Emergent Mind

Abstract

In recent years, analog quantum simulators have reached unprecedented quality, both in qubit numbers and coherence times. Most of these simulators natively implement Ising-type Hamiltonians, which limits the class of models that can be simulated efficiently. We propose a method to overcome this limitation and simulate the time-evolution of a large class of spinless fermionic systems in 1D using simple Ising-type Hamiltonians with local transverse fields. The time complexity of the simulation scales with the square root of the inverse error, and thus favorably compared to the worst-case error of first-order product formulas.
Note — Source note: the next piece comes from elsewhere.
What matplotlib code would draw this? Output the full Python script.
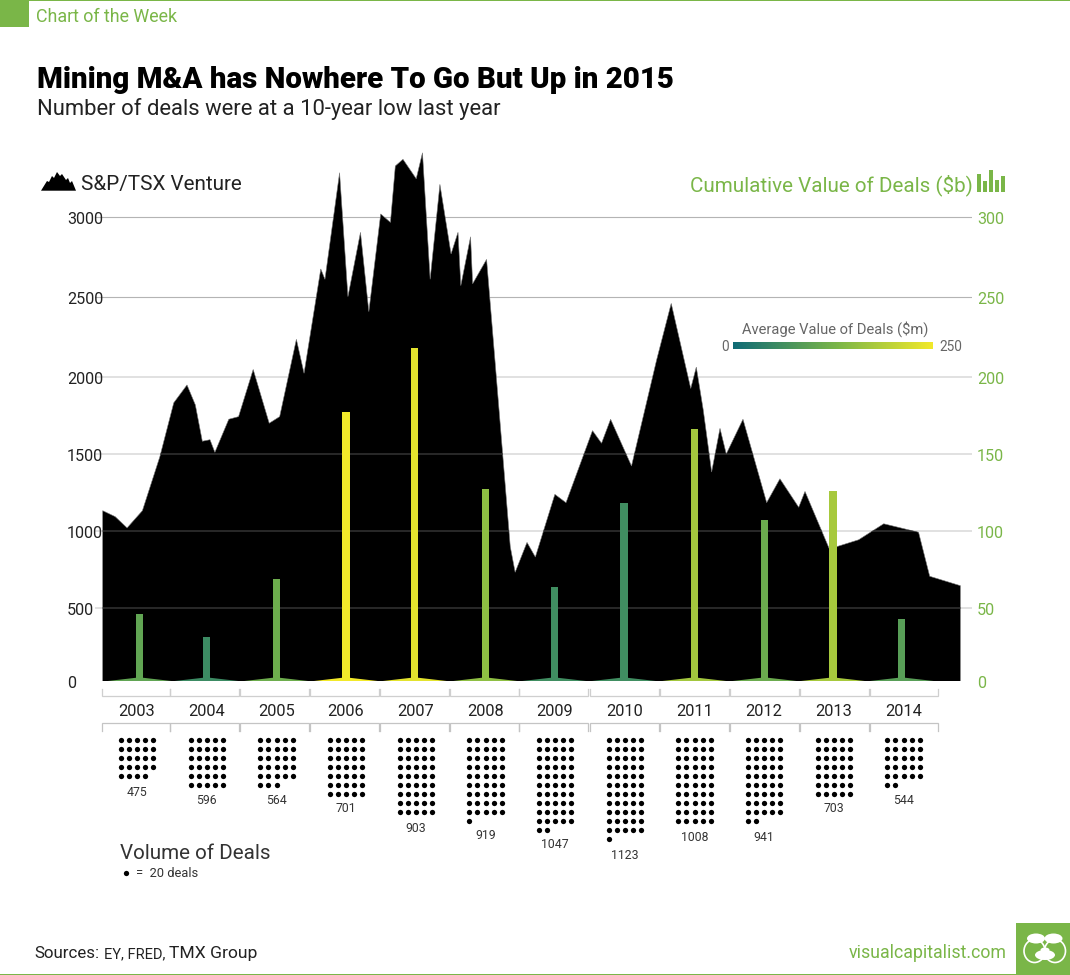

Our method is based on domain wall encoding, which is implemented via strong (anti-)ferromagnetic couplings $|J|$. We show that in the limit of strong $|J|$, the domain walls behave like spinless fermions in 1D. The Ising Hamiltonians are one-dimensional chains with nearest-neighbor and, optionally, next-nearest-neighbor interactions. As a proof-of-concept, we perform numerical simulations of various 1D-fermionic systems using domain wall evolution and accurately reproduce the systems' properties, such as topological edge states, Anderson localization, quantum chaotic time evolution and time-reversal symmetry breaking via Floquet-engineering. Our approach makes the simulation of a large class of fermionic many-body systems feasible on analogue quantum hardware that natively implements Ising-type Hamiltonians with transverse fields.